Bankruptcy courts are given wide latitude to evaluate whichever factors apply in any given case and to give them appropriate weight in determining whether to extend exclusivity.

New “Drop Dead” Date for Exclusivity

Congress made important changes to section 1121 as part of the Bankruptcy Abuse Prevention and Consumer Protection Act of 2005. As amended, the statute provides that the 120-day period during which the DIP has the exclusive right to file a chapter 11 plan “may not be extended beyond a date that is 18 months” after the bankruptcy petition date. In addition, the 180-day period during which only the DIP may solicit votes for a plan may not be extended beyond 20 months after the filing date. The amendment was prompted by a widespread perception that some debtors were languishing in chapter 11 for inordinate periods of time, and that a more abbreviated time-frame for exclusivity will encourage debtors and other stakeholders to come to the table sooner for the purpose of negotiating a viable exit strategy, which will ultimately reduce administrative costs.
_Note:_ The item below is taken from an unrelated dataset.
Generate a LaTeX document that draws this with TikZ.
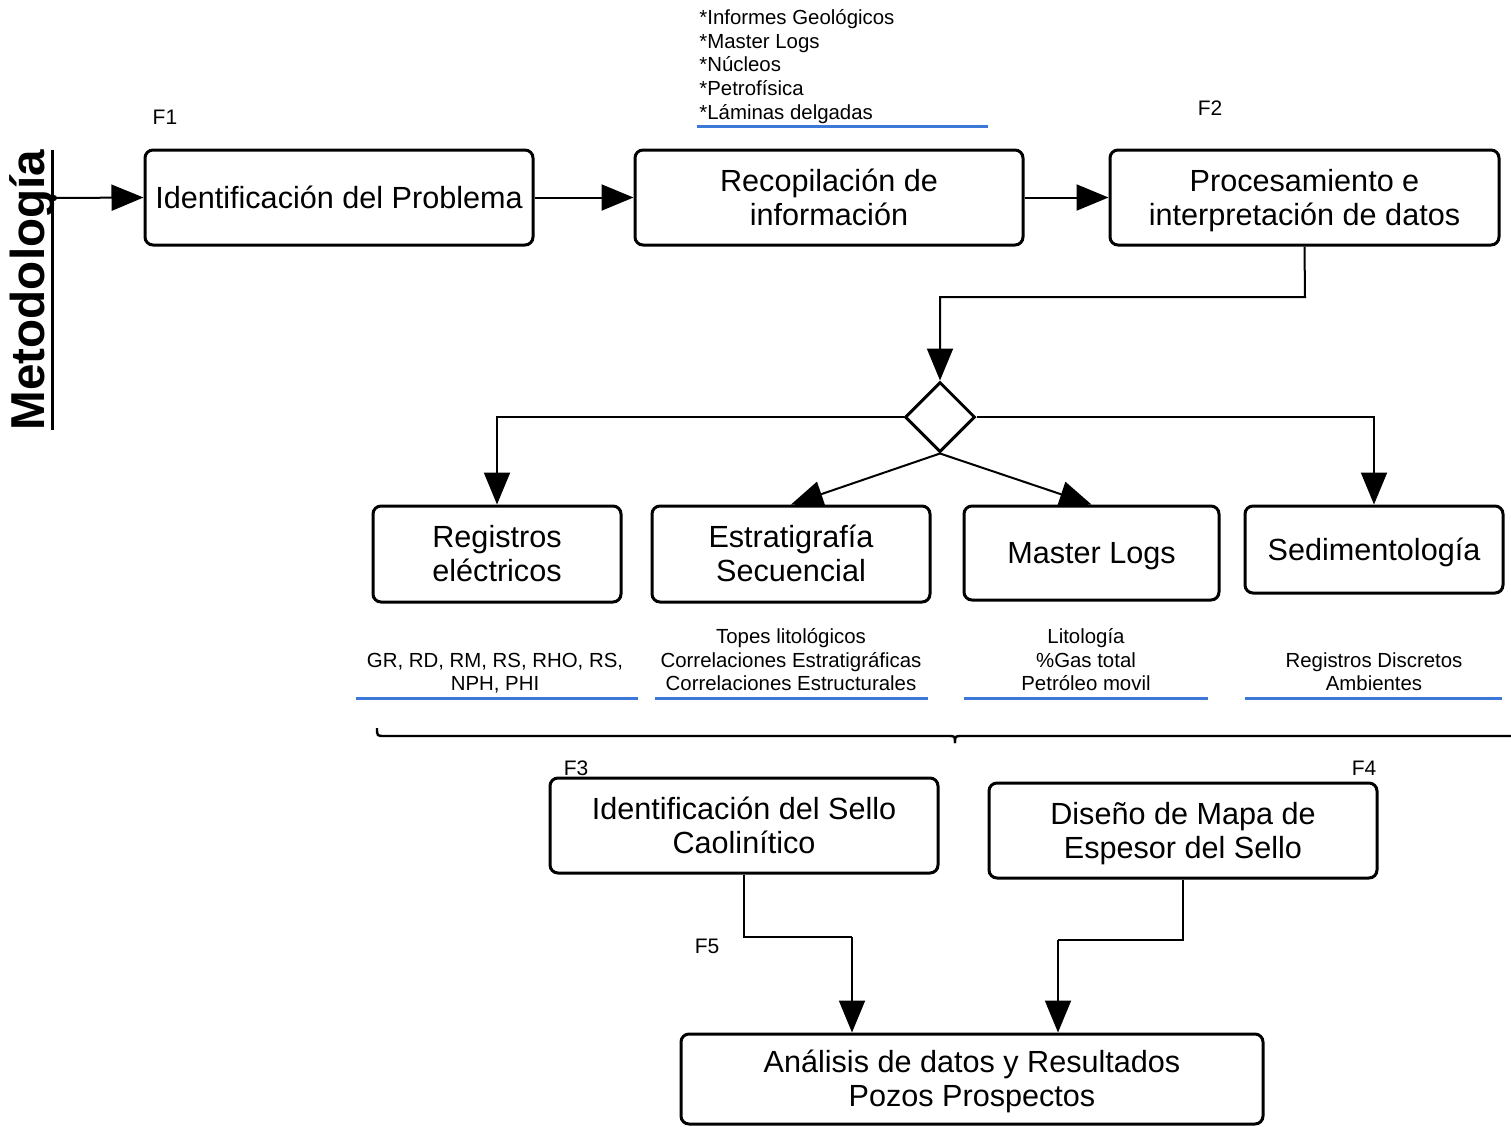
\documentclass[tikz,border=0pt]{standalone}
\usepackage{fontspec}
\setmainfont{Liberation Sans}
\usetikzlibrary{arrows.meta,shapes.geometric}
\definecolor{ublue}{RGB}{60,120,216}
\tikzset{
  x=0.5pt,y=-0.5pt,
  box/.style={draw,line width=1.5pt,rounded corners=4pt,inner sep=0pt,align=center,
    font=\fontsize{15.3}{17}\selectfont, text height=14.5pt, text depth=4pt},
  twobox/.style={box, text height=31.5pt},
  small/.style={inner sep=0pt,align=center,font=\fontsize{10.2}{11.75}\selectfont},
  flab/.style={inner sep=0pt,font=\fontsize{10.5}{12}\selectfont},
  arr/.style={line width=1pt,-{Triangle[length=16pt,width=13pt]}},
  conn/.style={line width=1pt},
  uline/.style={ublue,line width=1.5pt},
}
\begin{document}
\begin{tikzpicture}
\useasboundingbox (0,0) rectangle (1511,1126);
% title
\node[inner sep=0pt,rotate=90,font=\fontsize{23.8}{26}\bfseries\selectfont] (met) at (32,290) {Metodología};
\draw[line width=1.5pt] (52,150) -- (52,430);
\coordinate (metout) at (54,198);
\fill (metout) circle (3);
% top row
\node[box,minimum width=194pt,minimum height=47.5pt] (b1) at (339,197.5) {Identificación del Problema};
\node[twobox,minimum width=194pt,minimum height=47.5pt] (b2) at (829,197.5) {Recopilación de\\información};
\node[twobox,minimum width=194.5pt,minimum height=47.5pt] (b3) at (1304.5,197.5) {Procesamiento e\\interpretación de datos};
\node[flab] (f1) at (165,117) {F1};
\node[flab] (f2) at (1210,108) {F2};
\node[small,align=left,anchor=west,font=\fontsize{10.2}{11.9}\selectfont] (info) at (699,66.5) {*Informes Geológicos\\*Master Logs\\*Núcleos\\*Petrofísica\\*Láminas delgadas};
\draw[uline] (697,126) -- (988,126);
\draw[arr] (metout) -- (b1.west);
\draw[arr] (b1.east) -- (b2.west);
\draw[arr] (b2.east) -- (b3.west);
% diamond
\node[draw,diamond,line width=1.5pt,minimum width=35pt,minimum height=35pt,inner sep=0pt] (dia) at (940,417) {};
\coordinate (j0) at (1305,297);
\draw[arr] (b3.south) -- (j0) -| (dia.north);
% second row
\node[twobox,minimum width=124pt,minimum height=48pt] (reg) at (497,554) {Registros\\eléctricos};
\node[twobox,minimum width=139pt,minimum height=48pt] (est) at (791,554) {Estratigrafía\\Secuencial};
\node[box,minimum width=127.5pt,minimum height=47pt] (ml) at (1091.5,553) {Master Logs};
\node[box,minimum width=129pt,minimum height=43.5pt] (sed) at (1374,549.5) {Sedimentología};
\draw[arr] (dia.west) -| (reg.north);
\draw[arr] (dia.east) -| (sed.north);
\draw[arr] (dia.south) -- (est.north);
\draw[arr] (dia.south) -- (ml.north);
% descriptions
\node[small] (dreg) at (495,673) {GR, RD, RM, RS, RHO, RS,\\NPH, PHI};
\node[small] (dest) at (791,660) {Topes litológicos\\Correlaciones Estratigráficas\\Correlaciones Estructurales};
\node[small] (dml) at (1086,660) {Litología\\\%Gas total\\Petróleo movil};
\node[small] (dsed) at (1374,671.5) {Registros Discretos\\Ambientes};
\draw[uline] (356,698) -- (638,698);
\draw[uline] (655,698) -- (928,698);
\draw[uline] (964,698) -- (1208,698);
\draw[uline] (1245,698) -- (1502,698);
% brace
\draw[line width=1.2pt] (377,728) .. controls (377,736) .. (385,736) -- (948,736)
  .. controls (955,736) .. (955,743);
\draw[line width=1.2pt] (955,743) .. controls (955,736) .. (962,736) -- (1511,736);
% third row
\node[twobox,minimum width=194pt,minimum height=47.5pt] (sello) at (744,825.5) {Identificación del Sello\\Caolinítico};
\node[twobox,minimum width=194pt,minimum height=47.5pt] (dis) at (1183,830.5) {Diseño de Mapa de\\Espesor del Sello};
\node[flab] (f3) at (576,768) {F3};
\node[flab] (f4) at (1364,768) {F4};
\node[flab] (f5) at (707,946) {F5};
% final
\node[twobox,minimum width=291pt,minimum height=45pt] (ana) at (972,1079) {Análisis de datos y Resultados\\Pozos Prospectos};
\coordinate (j1) at (852,937);
\coordinate (j2) at (1058,940);
\draw[conn] (sello.south) |- (j1);
\draw[arr] (j1) -- (j1 |- ana.north);
\draw[conn] (dis.south) |- (j2);
\draw[arr] (j2) -- (j2 |- ana.north);
\end{tikzpicture}
\end{document}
The immediate impact of the new “drop-dead” date for chapter 11 exclusivity has been difficult to gauge thus far. Because the 18-month period applies only to cases filed on or after October 17, 2005, no chapter 11 debtor will confront the deadline until the middle of April 2007. Even so, anecdotal evidence and filing statistics indicate that the new rule already figures prominently in pre-chapter 11 strategic planning. A substantial number of companies filed for chapter 11 before October 17, 2005 to avoid being subject to the 18-month deadline (as well as other aspects of the amendments). In addition, the volume of “pre-packaged” or pre-negotiated chapter 11 cases has been on the upsurge, suggesting that potential chapter 11 debtors are increasingly striking deals with creditors and other stakeholders in advance of a bankruptcy filing as a way to avoid losing control of the negotiating process.
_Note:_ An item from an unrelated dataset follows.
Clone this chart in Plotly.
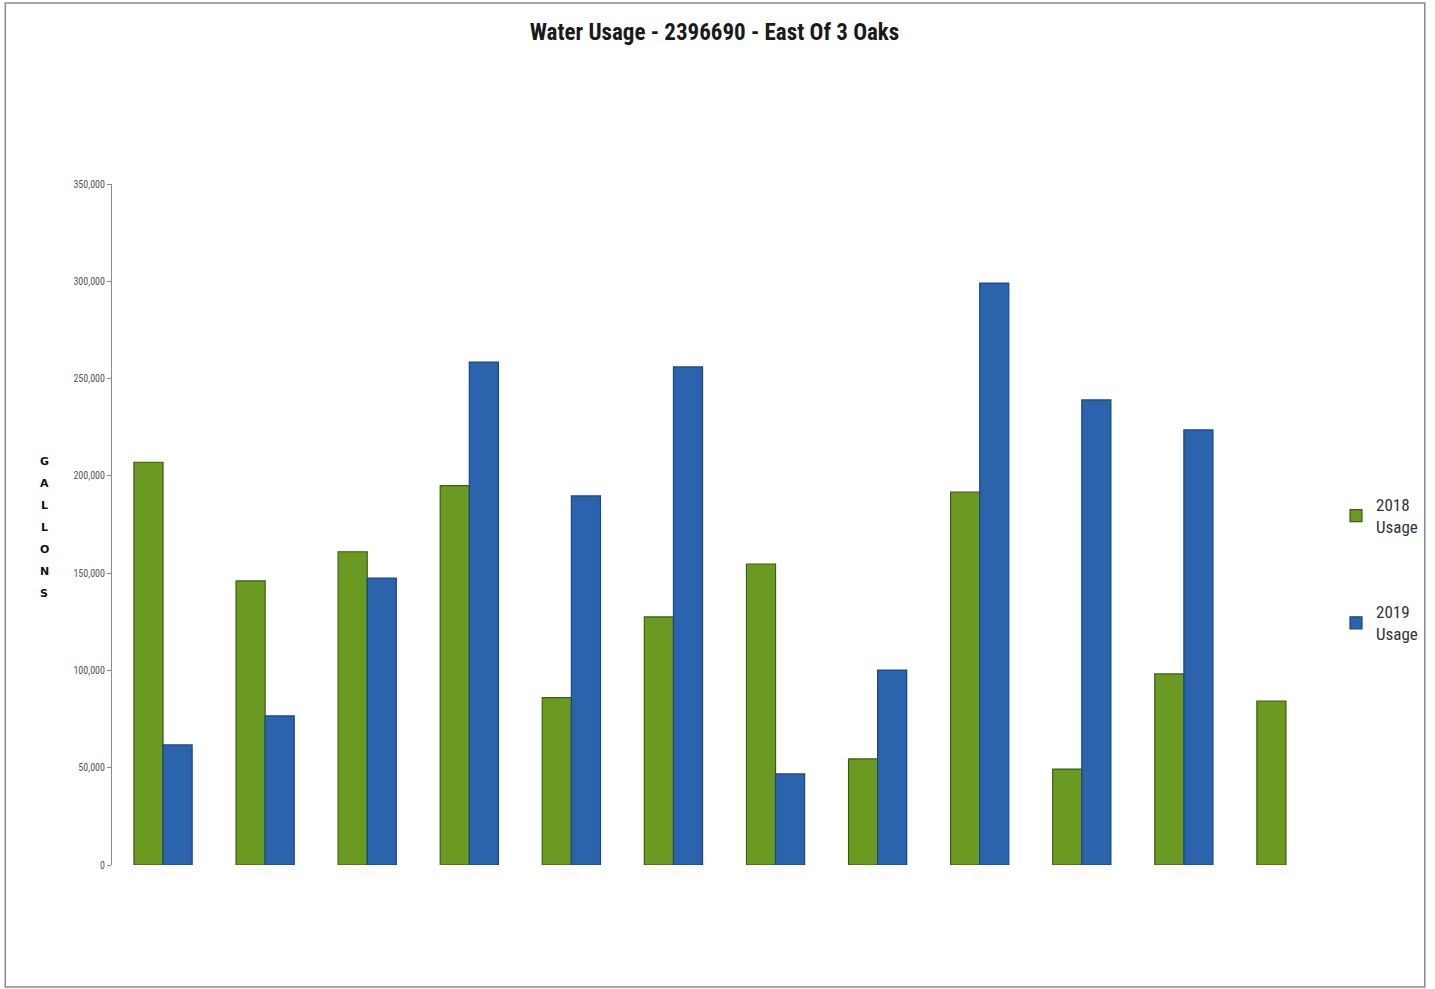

Moreover, the “feet to the fire” mentality underlying the changes may lead bankruptcy courts to examine exclusivity extension requests with stricter scrutiny, even in cases where the new deadline does not apply. For example, Judge Jerry A. Brown of the United States Bankruptcy Court for the Eastern District of Louisiana, who is presiding over the chapter 11 case of the utility Entergy New Orleans Inc., terminated the debtor’s exclusivity on December 8, 2006. Entergy, which filed for chapter 11 protection on September 23, 2005 due to losses stemming from hurricane Katrina, did not file a plan of reorganization until more than a year after seeking chapter 11 protection, and had been granted two extensions of exclusivity. In granting the motion filed by Entergy’s unsecured creditors’ committee, Judge Brown expressed a desire to speed up negotiations on a plan, noting that professional fees in the case were averaging $1.8 million each quarter. He ruled that any party-in-interest (including Entergy) that wanted to submit a plan of reorganization in the case had to do so by December 19, 2006. Entergy and its unsecured creditors’ committee submitted competing plans of reorganization before the deadline.